### [YOUR GOAL]
Retype only what runs from the beginning of the data through the line with "const yellowOutliers = [[], []];"; please omit the pictures and keep every line exact.

### [DATA LINES]
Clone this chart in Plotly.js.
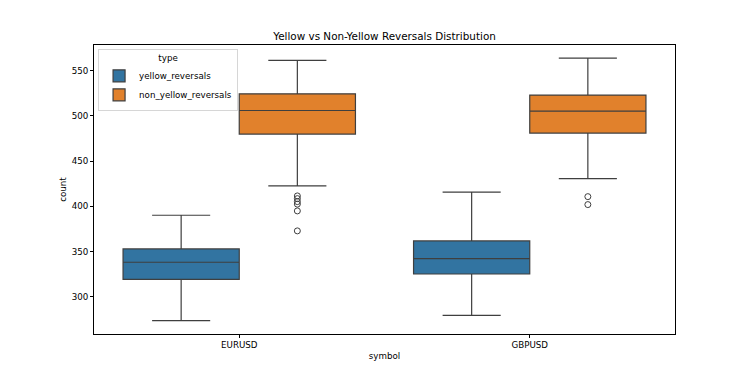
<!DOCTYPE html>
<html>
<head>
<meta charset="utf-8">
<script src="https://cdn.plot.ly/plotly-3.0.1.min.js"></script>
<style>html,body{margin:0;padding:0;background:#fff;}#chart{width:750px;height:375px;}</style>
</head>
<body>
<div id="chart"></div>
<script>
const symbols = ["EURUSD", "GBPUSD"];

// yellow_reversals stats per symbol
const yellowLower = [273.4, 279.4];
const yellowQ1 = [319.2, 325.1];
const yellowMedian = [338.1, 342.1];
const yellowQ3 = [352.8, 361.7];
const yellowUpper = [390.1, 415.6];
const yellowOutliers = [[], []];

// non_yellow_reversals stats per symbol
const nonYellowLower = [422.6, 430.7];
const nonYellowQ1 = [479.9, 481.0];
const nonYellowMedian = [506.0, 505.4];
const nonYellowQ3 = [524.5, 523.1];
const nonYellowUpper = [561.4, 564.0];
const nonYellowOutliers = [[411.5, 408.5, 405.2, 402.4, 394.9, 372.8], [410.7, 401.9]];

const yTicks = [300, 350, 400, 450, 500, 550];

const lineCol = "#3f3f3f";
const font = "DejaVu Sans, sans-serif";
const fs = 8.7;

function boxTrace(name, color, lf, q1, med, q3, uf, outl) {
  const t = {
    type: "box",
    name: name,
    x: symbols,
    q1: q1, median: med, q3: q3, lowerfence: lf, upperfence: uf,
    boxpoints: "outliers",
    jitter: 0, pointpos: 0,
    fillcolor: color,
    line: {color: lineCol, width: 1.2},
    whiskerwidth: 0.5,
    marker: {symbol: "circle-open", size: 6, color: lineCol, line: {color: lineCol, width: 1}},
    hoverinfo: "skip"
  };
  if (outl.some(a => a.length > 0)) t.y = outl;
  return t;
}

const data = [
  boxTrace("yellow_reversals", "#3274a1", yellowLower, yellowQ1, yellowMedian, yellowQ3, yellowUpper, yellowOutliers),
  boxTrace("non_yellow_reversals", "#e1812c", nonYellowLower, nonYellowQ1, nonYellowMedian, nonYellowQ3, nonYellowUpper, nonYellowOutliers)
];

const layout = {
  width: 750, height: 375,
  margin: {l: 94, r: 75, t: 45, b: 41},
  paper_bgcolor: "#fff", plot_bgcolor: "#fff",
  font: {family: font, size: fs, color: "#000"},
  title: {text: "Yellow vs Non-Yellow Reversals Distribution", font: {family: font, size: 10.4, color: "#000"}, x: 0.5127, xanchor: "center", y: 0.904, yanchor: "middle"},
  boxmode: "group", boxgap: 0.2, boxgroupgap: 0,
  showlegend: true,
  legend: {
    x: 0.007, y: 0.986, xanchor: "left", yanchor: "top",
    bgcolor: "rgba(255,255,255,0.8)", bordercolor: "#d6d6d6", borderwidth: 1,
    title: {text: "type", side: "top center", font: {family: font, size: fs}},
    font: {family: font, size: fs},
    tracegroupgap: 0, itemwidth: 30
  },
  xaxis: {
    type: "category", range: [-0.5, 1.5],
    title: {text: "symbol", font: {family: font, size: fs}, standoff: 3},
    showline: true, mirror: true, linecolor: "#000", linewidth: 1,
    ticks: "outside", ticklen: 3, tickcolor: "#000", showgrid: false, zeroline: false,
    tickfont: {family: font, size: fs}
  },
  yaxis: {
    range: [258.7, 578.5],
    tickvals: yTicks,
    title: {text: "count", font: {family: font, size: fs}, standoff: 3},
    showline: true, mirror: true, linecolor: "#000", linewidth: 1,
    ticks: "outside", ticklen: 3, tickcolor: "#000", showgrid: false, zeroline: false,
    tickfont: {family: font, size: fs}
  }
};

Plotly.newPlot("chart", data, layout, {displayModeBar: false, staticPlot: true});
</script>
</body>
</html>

### [WRITTEN SOLUTION]
Clone this chart in Plotly.js.
<!DOCTYPE html>
<html>
<head>
<meta charset="utf-8">
<script src="https://cdn.plot.ly/plotly-3.0.1.min.js"></script>
<style>html,body{margin:0;padding:0;background:#fff;}#chart{width:750px;height:375px;}</style>
</head>
<body>
<div id="chart"></div>
<script>
const symbols = ["EURUSD", "GBPUSD"];

// yellow_reversals stats per symbol
const yellowLower = [273.4, 279.4];
const yellowQ1 = [319.2, 325.1];
const yellowMedian = [338.1, 342.1];
const yellowQ3 = [352.8, 361.7];
const yellowUpper = [390.1, 415.6];
const yellowOutliers = [[], []];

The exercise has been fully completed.